The separation of human from the artefactual marks a fundamental critical juncture between the Age we are entering and all other scientific Ages and human generations that have come before. One day, knowledge that was previously sovereign to humanity may also be non-human and non-natural (as in nanotechnology); vested in some form of (Quantum) Artificial intelligence.
As a race for knowledge and control is heating up and power gaps are certain to widen between the ‘haves’ and ‘have-nots’ of technology, some important questions emerge.
• Will the benefits of new technologies in the hands of the ‘haves’ be transferred or made available to the ‘haves-nots’? And how? Or could we ever return – in the future – to a feudal system in a world struggling to sustain its own existence in the midst of an increasing population and out-of-control climate transformation?
• Will technology be a driver of peace, war or, most likely, a complex combination of both? Will our modes of thinking be able to keep pace, when change itself becomes subject to the ambiguities of technological uncertainties?

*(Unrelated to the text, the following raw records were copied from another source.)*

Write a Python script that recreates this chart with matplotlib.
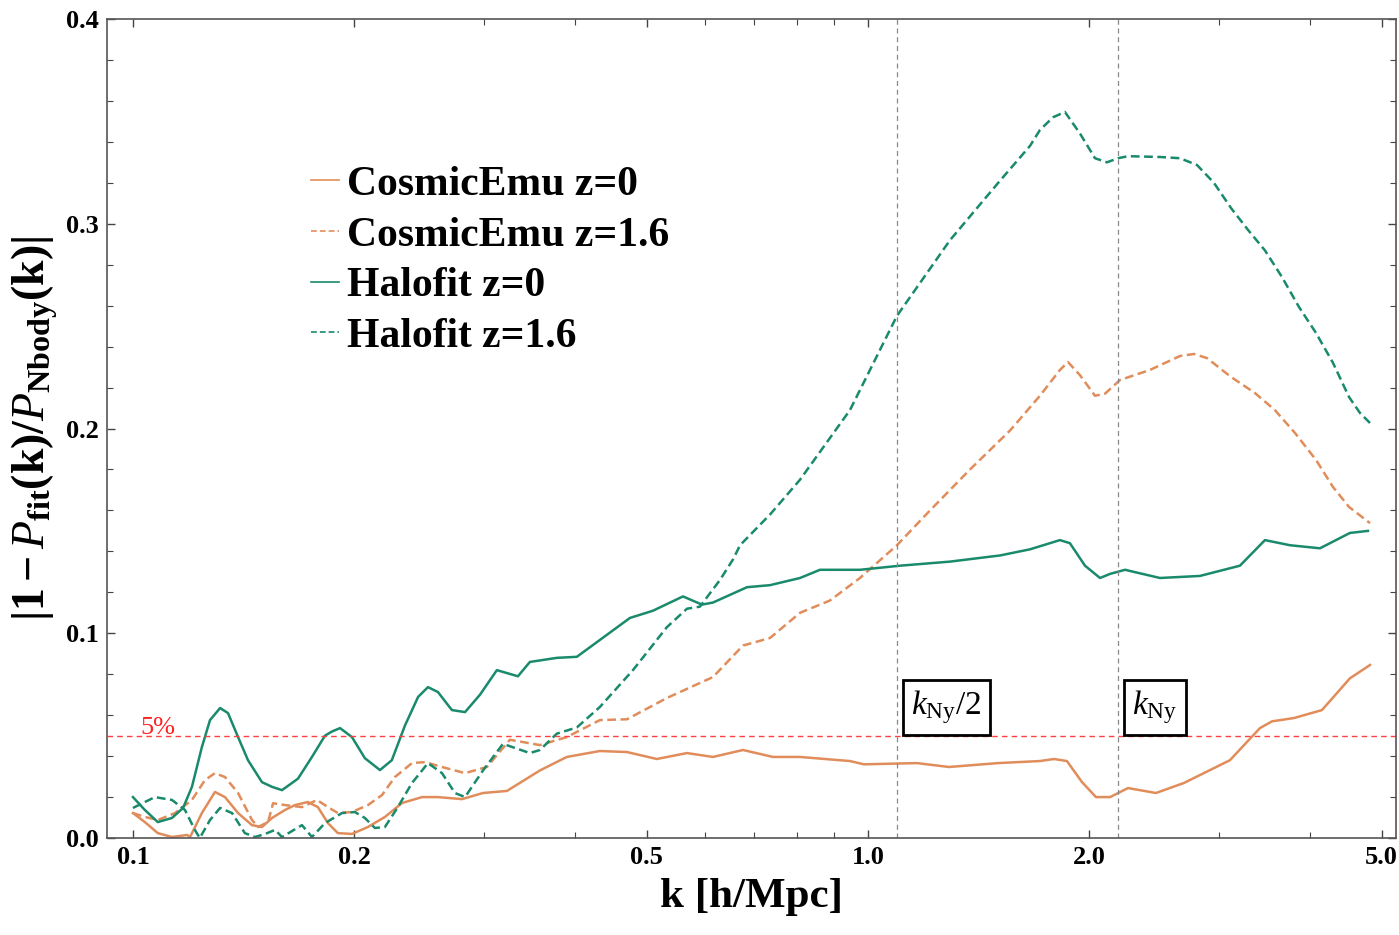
import matplotlib
matplotlib.use("Agg")
import matplotlib.pyplot as plt

plt.rcParams['font.family'] = ['Liberation Serif', 'DejaVu Serif']
plt.rcParams['mathtext.fontset'] = 'custom'
plt.rcParams['mathtext.rm'] = 'Liberation Serif'
plt.rcParams['mathtext.bf'] = 'Liberation Serif:bold'
plt.rcParams['mathtext.it'] = 'Liberation Serif:italic'

ORANGE = "#e08d5b"
TEAL = "#1a8a6c"

# Halofit z=0
k_hf0 = [0.100, 0.1038, 0.1081, 0.1130, 0.1170, 0.1203, 0.1241, 0.1273, 0.1314, 0.1347,
         0.1390, 0.1434, 0.1498, 0.1546, 0.1595, 0.1646, 0.1677, 0.1752, 0.1825, 0.1865,
         0.1913, 0.1986, 0.2068, 0.2168, 0.2250, 0.2345, 0.2443, 0.2520, 0.2600, 0.2716,
         0.2830, 0.2966, 0.3127, 0.3340, 0.3468, 0.3774, 0.4017, 0.4745, 0.5098, 0.5602,
         0.5944, 0.6153, 0.6846, 0.7358, 0.8083, 0.8604, 0.9752, 1.1054, 1.2932, 1.5122,
         1.6612, 1.8247, 1.8826, 1.9737, 2.0688, 2.1349, 2.2375, 2.4960, 2.8289, 3.2067,
         3.4684, 3.7509, 4.1210, 4.5261, 4.7893]
d_hf0 = [0.020, 0.0137, 0.0078, 0.0098, 0.0147, 0.025, 0.0444, 0.0576, 0.0635, 0.061,
         0.0493, 0.038, 0.0273, 0.025, 0.0234, 0.0269, 0.029, 0.0396, 0.050, 0.052,
         0.0537, 0.0493, 0.039, 0.0332, 0.038, 0.055, 0.0689, 0.0737, 0.0713, 0.0625,
         0.0615, 0.070, 0.082, 0.079, 0.086, 0.088, 0.0885, 0.1075, 0.111, 0.118,
         0.114, 0.115, 0.1225, 0.1235, 0.127, 0.131, 0.131, 0.133, 0.135, 0.138,
         0.141, 0.1455, 0.144, 0.133, 0.127, 0.129, 0.131, 0.127, 0.128, 0.133,
         0.1455, 0.143, 0.1415, 0.149, 0.150]

# Halofit z=1.6
k_hf16 = [0.100, 0.1071, 0.1130, 0.1177, 0.1214, 0.1233, 0.1273, 0.1314, 0.1364, 0.1420,
          0.1466, 0.1513, 0.1561, 0.1595, 0.1698, 0.1752, 0.1825, 0.1925, 0.2004, 0.2068,
          0.2134, 0.2202, 0.2293, 0.2397, 0.2520, 0.2633, 0.2742, 0.2830, 0.2994, 0.3187,
          0.3468, 0.3578, 0.3774, 0.4017, 0.4318, 0.4789, 0.5327, 0.5672, 0.5907, 0.6289,
          0.6551, 0.6698, 0.7358, 0.8083, 0.9452, 1.095, 1.2932, 1.5122, 1.6612, 1.714,
          1.786, 1.8535, 1.9434, 2.0364, 2.1145, 2.19, 2.2584, 2.496, 2.6576, 2.803,
          2.956, 3.118, 3.289, 3.468, 3.658, 3.859, 4.071, 4.293, 4.513, 4.671,
          4.8195]
d_hf16 = [0.0147, 0.020, 0.0186, 0.0137, 0.004, 0.000, 0.0088, 0.0147, 0.0122, 0.0024,
          0.0005, 0.002, 0.004, 0.0005, 0.0063, 0.0005, 0.0073, 0.0122, 0.0127, 0.0098,
          0.0049, 0.0054, 0.0151, 0.0269, 0.0366, 0.0317, 0.022, 0.020, 0.033, 0.046,
          0.0415, 0.043, 0.051, 0.054, 0.064, 0.082, 0.103, 0.112, 0.113, 0.126,
          0.136, 0.143, 0.158, 0.175, 0.209, 0.255, 0.292, 0.321, 0.338, 0.3458,
          0.352, 0.3546, 0.344, 0.332, 0.330, 0.332, 0.333, 0.3326, 0.332, 0.3287,
          0.320, 0.3077, 0.297, 0.287, 0.274, 0.2593, 0.2466, 0.232, 0.2154, 0.2076,
          0.2027]

# CosmicEmu z=0
k_ce0 = [0.100, 0.1038, 0.1081, 0.1130, 0.1185, 0.1196, 0.1241, 0.1293, 0.1334, 0.1390,
         0.1452, 0.1498, 0.1546, 0.1610, 0.1661, 0.1730, 0.1785, 0.1842, 0.1900, 0.1986,
         0.2088, 0.2202, 0.2323, 0.2474, 0.2600, 0.2803, 0.2994, 0.3227, 0.3578, 0.3893,
         0.4318, 0.4700, 0.5162, 0.5672, 0.6153, 0.6760, 0.7426, 0.8083, 0.9452, 0.9876,
         1.1658, 1.2891, 1.5028, 1.7140, 1.7909, 1.8650, 1.9555, 2.0429, 2.1349, 2.2584,
         2.4651, 2.6913, 3.1076, 3.4145, 3.5462, 3.7983, 4.1468, 4.5261, 4.8195]
d_ce0 = [0.0122, 0.0078, 0.0024, 0.0005, 0.0015, 0.0005, 0.0122, 0.0225, 0.020, 0.0122,
         0.0063, 0.0054, 0.0098, 0.0137, 0.0161, 0.0176, 0.0151, 0.0073, 0.0024, 0.002,
         0.0054, 0.0103, 0.0171, 0.020, 0.020, 0.019, 0.022, 0.023, 0.033, 0.0396,
         0.0425, 0.042, 0.0386, 0.0415, 0.0396, 0.043, 0.0396, 0.0396, 0.0376, 0.036,
         0.0366, 0.0347, 0.0366, 0.0376, 0.0386, 0.0376, 0.0273, 0.020, 0.020, 0.0244,
         0.022, 0.0269, 0.038, 0.0537, 0.057, 0.0586, 0.0625, 0.078, 0.0845]

# CosmicEmu z=1.6
k_ce16 = [0.100, 0.1038, 0.1081, 0.1141, 0.1203, 0.1253, 0.1293, 0.1334, 0.1390, 0.1452,
          0.1480, 0.1527, 0.1551, 0.1610, 0.1698, 0.1780, 0.1842, 0.1900, 0.1986, 0.2088,
          0.2182, 0.2272, 0.2397, 0.2497, 0.2633, 0.2830, 0.3031, 0.3257, 0.3578, 0.3893,
          0.4318, 0.4700, 0.5327, 0.6153, 0.6760, 0.7358, 0.8083, 0.8877, 0.9752, 1.095,
          1.2146, 1.3767, 1.5604, 1.7140, 1.8247, 1.8710, 1.9434, 2.0364, 2.1014, 2.2026,
          2.4192, 2.6576, 2.777, 2.892, 3.118, 3.362, 3.578, 3.811, 4.071, 4.293,
          4.513, 4.8195]
d_ce16 = [0.0122, 0.0103, 0.0088, 0.0122, 0.0186, 0.0283, 0.0317, 0.0298, 0.022, 0.0088,
          0.0054, 0.0078, 0.017, 0.0161, 0.0151, 0.0186, 0.0151, 0.0122, 0.0127, 0.0161,
          0.021, 0.0298, 0.0366, 0.0371, 0.0347, 0.0317, 0.0347, 0.048, 0.0454, 0.0493,
          0.0576, 0.058, 0.0684, 0.0786, 0.094, 0.0977, 0.110, 0.116, 0.127, 0.143,
          0.160, 0.180, 0.199, 0.216, 0.2286, 0.2325, 0.226, 0.216, 0.217, 0.2237,
          0.2286, 0.2354, 0.2364, 0.2344, 0.2252, 0.2173, 0.209, 0.1978, 0.1846, 0.1714,
          0.1617, 0.1538]

k_ny = 2.19
limite = 0.05

fig = plt.figure(figsize=(13.99, 9.35), dpi=100)
ax = fig.add_axes([0.0765, 0.1037, 0.9214, 0.876])

dash = (0, (3.5, 1.8))
ax.plot(k_ce0, d_ce0, color=ORANGE, lw=1.8, label="CosmicEmu z=0")
ax.plot(k_ce16, d_ce16, color=ORANGE, lw=1.8, ls=dash, label="CosmicEmu z=1.6")
ax.plot(k_hf0, d_hf0, color=TEAL, lw=1.8, label="Halofit z=0")
ax.plot(k_hf16, d_hf16, color=TEAL, lw=1.8, ls=dash, label="Halofit z=1.6")

ax.axhline(limite, color="#ff4040", lw=1.0, ls=(0, (4, 3)))
ax.text(0.1022, limite + 0.0006, "5%", color="#ff2020", fontsize=19, va="baseline", ha="left")

for kv, lab in [(k_ny / 2, r"$k_{\mathrm{Ny}}/2$"), (k_ny, r"$k_{\mathrm{Ny}}$")]:
    ax.axvline(kv, color="#888888", lw=0.9, ls=(0, (4, 3)))
    ax.text(kv * 1.045, 0.0545, lab, fontsize=24, va="bottom", ha="left",
            bbox=dict(boxstyle="square,pad=0.25", fc="white", ec="black", lw=2.0))

ax.set_xscale("log")
ax.set_xlim(0.0922, 5.23)
ax.set_ylim(0, 0.4)

ax.set_xticks([0.1, 0.2, 0.5, 1.0, 2.0, 5.0])
ax.set_xticklabels(["0.1", "0.2", "0.5", "1.0", "2.0", "5.0"])
ax.set_xticks([0.3, 0.4, 0.6, 0.7, 0.8, 0.9, 3.0, 4.0], minor=True)
ax.set_yticks([0.0, 0.1, 0.2, 0.3, 0.4])
ax.set_yticklabels(["0.0", "0.1", "0.2", "0.3", "0.4"])
ax.set_yticks([0.02, 0.04, 0.06, 0.08, 0.12, 0.14, 0.16, 0.18, 0.22, 0.24, 0.26, 0.28,
               0.32, 0.34, 0.36, 0.38], minor=True)
ax.tick_params(which="both", direction="in", top=True, right=True, color="#444444")
ax.tick_params(which="major", length=6, width=1, labelsize=19, pad=6)
ax.tick_params(which="minor", length=4, width=0.8)
for lbl in ax.get_xticklabels() + ax.get_yticklabels():
    lbl.set_fontweight("bold")
for sp in ax.spines.values():
    sp.set_color("#555555")
    sp.set_linewidth(1.2)

ax.set_xlabel("k [h/Mpc]", fontsize=31, fontweight="bold", labelpad=6)
ax.set_ylabel(r"$\mathbf{|1 - }\mathit{P}_{\mathbf{fit}}\mathbf{(k)/}\mathit{P}_{\mathbf{Nbody}}\mathbf{(k)|}$",
              fontsize=33, labelpad=4)

leg = ax.legend(loc="upper left", bbox_to_anchor=(0.145, 0.841), frameon=False,
                prop={"weight": "bold", "size": 30}, handlelength=0.68,
                handletextpad=0.2, labelspacing=0.3, borderaxespad=0)
for h in leg.get_lines():
    h.set_linewidth(1.2)

plt.savefig("out.png", dpi=100)
plt.close()
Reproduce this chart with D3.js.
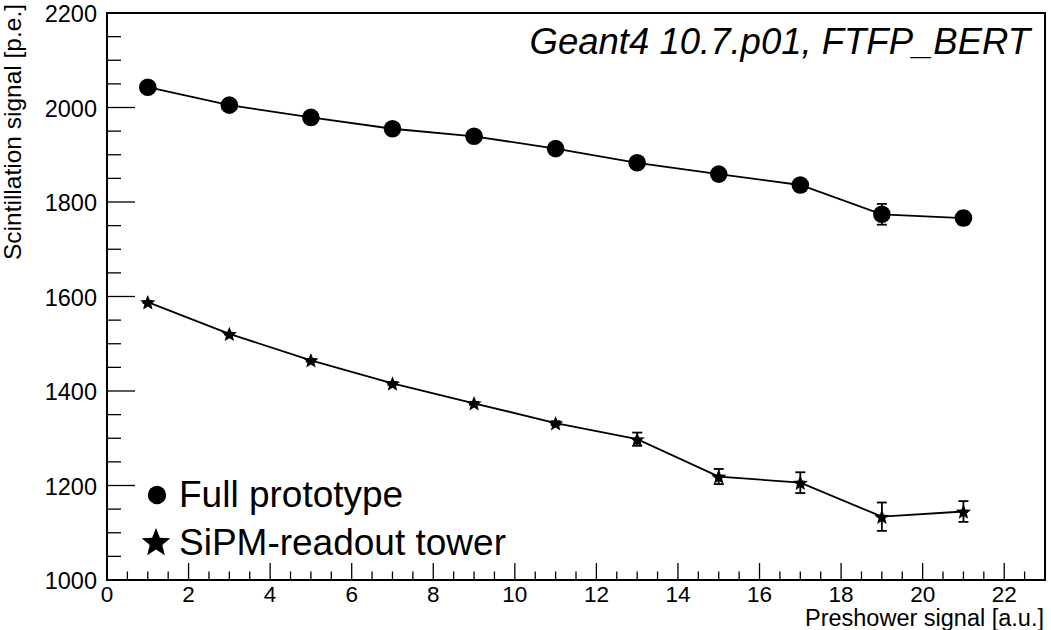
<!DOCTYPE html>
<html>
<head>
<meta charset="utf-8">
<script src="https://cdn.jsdelivr.net/npm/d3@7"></script>
<style>
  html, body { margin: 0; padding: 0; background: #fff; }
  svg { display: block; font-family: "Liberation Sans", Arial, Helvetica, sans-serif; }
</style>
</head>
<body>
<svg id="chart" width="1051" height="630"></svg>
<script>
// Preshower bins (centres)
const preshower = [1, 3, 5, 7, 9, 11, 13, 15, 17, 19, 21];
// Mean scintillation signal, full prototype
const fullSignal = [2043, 2005, 1979, 1955, 1939, 1913, 1883, 1859, 1836, 1774, 1766];
const fullError  = [3, 3, 3, 4, 4, 4, 5, 5, 6, 22, 14];
// Mean scintillation signal, SiPM-readout tower
const sipmSignal = [1588, 1521, 1465, 1416, 1374, 1332, 1298, 1219, 1206, 1134, 1145];
const sipmError  = [2, 2, 3, 3, 3, 4, 14, 16, 22, 30, 22];

const xTicks = [0, 2, 4, 6, 8, 10, 12, 14, 16, 18, 20, 22];
const yTicks = [1000, 1200, 1400, 1600, 1800, 2000, 2200];
const xDomain = [0, 23];
const yDomain = [1000, 2200];

const svg = d3.select("#chart");
const L = 107, R = 1045, T = 13, B = 580;

const x = d3.scaleLinear().domain(xDomain).range([L, R]);
const y = d3.scaleLinear().domain(yDomain).range([B, T]);

// Frame
svg.append("rect")
  .attr("x", L).attr("y", T).attr("width", R - L).attr("height", B - T)
  .attr("fill", "none").attr("stroke", "#000").attr("stroke-width", 2);

// Major and minor ticks
const xMinor = d3.range(xDomain[0], xDomain[1] + 1e-9, 0.5);
const yMinor = d3.range(yDomain[0], yDomain[1] + 1e-9, 50);

const xAxis = svg.append("g").attr("transform", `translate(0,${B})`);
xAxis.selectAll("line").data(xMinor).join("line")
  .attr("x1", d => x(d)).attr("x2", d => x(d))
  .attr("y1", 0).attr("y2", d => (Math.abs(d % 2) < 1e-9 ? -17 : -8.5))
  .attr("stroke", "#000").attr("stroke-width", 1.3);
xAxis.selectAll("text").data(xTicks).join("text")
  .attr("x", d => x(d)).attr("y", 22)
  .attr("text-anchor", "middle")
  .attr("font-size", 22.5).text(d => d);

const yAxis = svg.append("g").attr("transform", `translate(${L},0)`);
yAxis.selectAll("line").data(yMinor).join("line")
  .attr("y1", d => y(d)).attr("y2", d => y(d))
  .attr("x1", 0).attr("x2", d => (Math.abs(d % 200) < 1e-9 ? 28 : 14))
  .attr("stroke", "#000").attr("stroke-width", 1.3);
yAxis.selectAll("text").data(yTicks).join("text")
  .attr("x", -10).attr("y", d => y(d) + 9)
  .attr("text-anchor", "end")
  .attr("font-size", 23.5).text(d => d);

// Axis titles
svg.append("text")
  .attr("x", 1044).attr("y", 626)
  .attr("text-anchor", "end").attr("font-size", 23.5)
  .text("Preshower signal [a.u.]");
svg.append("text")
  .attr("transform", "translate(21,4) rotate(-90)")
  .attr("text-anchor", "end").attr("font-size", 24.5)
  .text("Scintillation signal [p.e.]");

// Five-point star marker centred at the origin
function starPath(r) {
  const inner = r * 0.44;
  const pts = [];
  for (let i = 0; i < 10; i++) {
    const rad = i % 2 === 0 ? r : inner;
    const a = -Math.PI / 2 + i * Math.PI / 5;
    pts.push([rad * Math.cos(a), rad * Math.sin(a)]);
  }
  return "M" + pts.map(p => p[0].toFixed(2) + "," + p[1].toFixed(2)).join("L") + "Z";
}

function drawSeries(values, errors, marker) {
  const pts = preshower.map((px, i) => ({ x: px, y: values[i], e: errors[i] }));
  const g = svg.append("g");
  g.append("path").datum(pts)
    .attr("d", d3.line().x(d => x(d.x)).y(d => y(d.y)))
    .attr("fill", "none").attr("stroke", "#000").attr("stroke-width", 1.8);
  const eb = g.selectAll("g.err").data(pts).join("g").attr("class", "err");
  eb.append("line")
    .attr("x1", d => x(d.x)).attr("x2", d => x(d.x))
    .attr("y1", d => y(d.y - d.e)).attr("y2", d => y(d.y + d.e))
    .attr("stroke", "#000").attr("stroke-width", 1.8);
  [1, -1].forEach(s => {
    eb.append("line")
      .attr("x1", d => x(d.x) - 5).attr("x2", d => x(d.x) + 5)
      .attr("y1", d => y(d.y + s * d.e)).attr("y2", d => y(d.y + s * d.e))
      .attr("stroke", "#000").attr("stroke-width", 1.8);
  });
  if (marker === "circle") {
    g.selectAll("circle").data(pts).join("circle")
      .attr("cx", d => x(d.x)).attr("cy", d => y(d.y)).attr("r", 8.8)
      .attr("fill", "#000");
  } else {
    g.selectAll("path.star").data(pts).join("path").attr("class", "star")
      .attr("transform", d => `translate(${x(d.x)},${y(d.y) + 0.8})`)
      .attr("d", starPath(8)).attr("fill", "#000");
  }
}

drawSeries(fullSignal, fullError, "circle");
drawSeries(sipmSignal, sipmError, "star");

// Legend
const legend = svg.append("g");
legend.append("circle").attr("cx", 157).attr("cy", 495).attr("r", 9.2).attr("fill", "#000");
legend.append("text").attr("x", 179).attr("y", 507).attr("font-size", 37).text("Full prototype");
legend.append("path").attr("transform", "translate(156,543)").attr("d", starPath(15)).attr("fill", "#000");
legend.append("text").attr("x", 179).attr("y", 555).attr("font-size", 37).text("SiPM-readout tower");

// Simulation label
svg.append("text")
  .attr("x", 1030).attr("y", 54)
  .attr("text-anchor", "end").attr("font-size", 36.5).attr("font-style", "italic")
  .text("Geant4 10.7.p01, FTFP_BERT");
</script>
</body>
</html>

Technological revolution therefore poses significant ethical and moral implications that is potentially global in scope and practically infinite in scale. This seminar will posit that technology could bring the decomposition of social structures and/or the disappearance of social distinctions introducing social entropy as a feature of natural decay within a social system.
About the Speaker
Prof. Dr. Jean Bogais is a Paris-Sorbonne educated sociologist (PhD) and social and intercultural psychologist (M.A.) with over 30 years’ experience as an academic and professional working in spaces of violence. His principal interests are Political Violence, Information Warfare, Counter-Terrorism and Applied Ethics, which he explores using a psycho-sociological lens set over complex systems frameworks. As a strategic analyst and advisor, he has prepared critical assessments and advised government officials, military and security agencies at the highest levels, also working on complex strategic simulations. He designs dynamic modelling network analyses with real-time narratives for security agencies.
Most of his professional life has been spent between Southeast Asia and Africa. He has been involved in a number of front-line deconfliction initiatives and negotiations. As a psychologist/sociologist he has experience in rehabilitation strategies and programs for ‘child soldiers’ and radicalised individuals. He develops pilot programs for military (currently Royal Australian Navy) and trains international specialists (military and civilian) in his areas of expertise. Dr Bogais was a UN special advisor in the negotiations of the 1991 Peace Agreement for Cambodia. He is an internationally recognised specialist in Southeast Asian affairs, especially Myanmar, Cambodia, Philippine and the South China Sea with also significant expertise in the Maghreb.
Dr Bogais is an Associate Professor (Adjunct) within the School of Social and Political Sciences & Business School at The University of Sydney. He is also an associate with the Centre for International Security Studies and the Nanotechnology Research Institute both at the University of Sydney. He is a Senior Research Fellow with the German-Southeast Asia Centre of Excellence for Public Policy and Good Governance (CPG) attached to the Faculty of Law, Thammasat, Bangkok, and a Senior Associate/Advisor at the Centre for Strategic and International Studies (CSIS) in Washington DC, U.S. He brings into the classroom material gathered on the ground to introduce students to real-time situations. He appears regularly in the media as an expert analyst in security and political issues.